M. Vadier (immédiatement après le rapporteur ). .« Messieurs, on vous propose d'entourer le roi d'une garde stipendiée qui le déroberait aux regards, à l'amour et à la confiance du peuple. Pense-t-on que cet appareil intermédiaire doive resserrer les liens de l'obéissance à la loi? Une nation fière et jalouse de sa liberté verra-t-elle sans défiance une troupe mercenaire et anticivique garder les avenues du trône ?...... ( Murmures.) Ces viles précautions ne peuvent convenir qu'aux despotes, qui, se défiant sans cesse de la fidélité des esclaves qu'ils ont asservis, ne règnent que par la terreur, et n'expriment qu'au bruit des armes les actes de leur volonté tyrannique; mais un roi qui doit tout à la libėralité d'un peuple généreux... (murmures du côté droit), un roi qui commande au nom de la loi, un roi qui n'a jamais que du bien à faire, et qu'une sage Constitution a mis dans l'heureuse impuissance de faire détester son auto

rité, un roi des Français enfin pourrait-il s'environner d'un corps de satellites stipendiés, au lieu de se faire un rempart de l'amour et de la reconnaissance de la nation! (Murmures.)

» On a dit et l'on répétera sûrement que la splendeur du trône dans la première nation de l'univers exige l'appareil d'une force armée : personne ne contestera ce principe; on ne diffère que sur la manière de l'appliquer. De quels élémens doit-on composer cette force armée? Voilà la question à résoudre; si nous consultons là-dessus, la sagesse et l'expérience il sera bien facile de la décider. Examinons d'abord s'il est de la prudence de rassembler un noyau d'armée qui serait étranger au service, et uniquement à la disposition du monarque. Ce corps hétérogène, qui n'appartiendrait ni à la hiérarchie civile ni à la hiérarchie militaire, serait une excroissance dangereuse, une difformité bizarre qu'on ne saurait admettre dans l'acte constitutionnel: les jeunes gens dont on composerait cette milice seraient choisis infailliblement parmi les ci-devant gardes du corps (murmures) et dans la caste qu'on appelait privilégiée; ils seraient initiés de bonne heure dans la doctrine du royalisme; les préjugés de la naissance, le désir de s'avancer, l'aversion, pour l'égalité, leur feraient bientôt oublier leurs devoirs envers la nation pour ne s'attacher qu'au monarque.
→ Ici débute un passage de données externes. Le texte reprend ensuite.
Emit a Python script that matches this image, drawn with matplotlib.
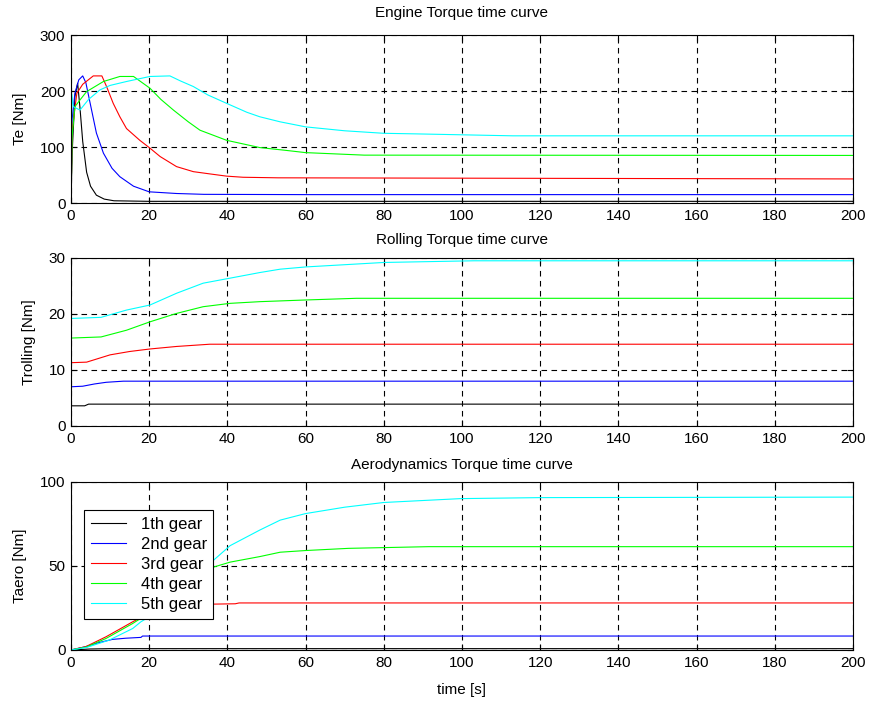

Cette troupe ainsi disposée serait la pépinière des chefs de vos armées de ligne; toujours alimentée par des surnuméraires de même espèce, elle serait le germe inépuisable du monarchisme et l'écueil infaillible de notre liberté civile et politique.... ( Applaudissemens au fond de la gauche.) Cette institution vicieuse et chevaleresque serait l'école du spadassinage, le dépôt éternel de toutes les illusions nobilières; la cocarde blanche serait bientôt le talisman de cette corporation fantastique... (on rit); et peut-on répondre que le scandale des orgies et les évolutions des poignards ne se renouvelleraient pas sous nos yeux!... (Murmures mélés d'applaudissemens.)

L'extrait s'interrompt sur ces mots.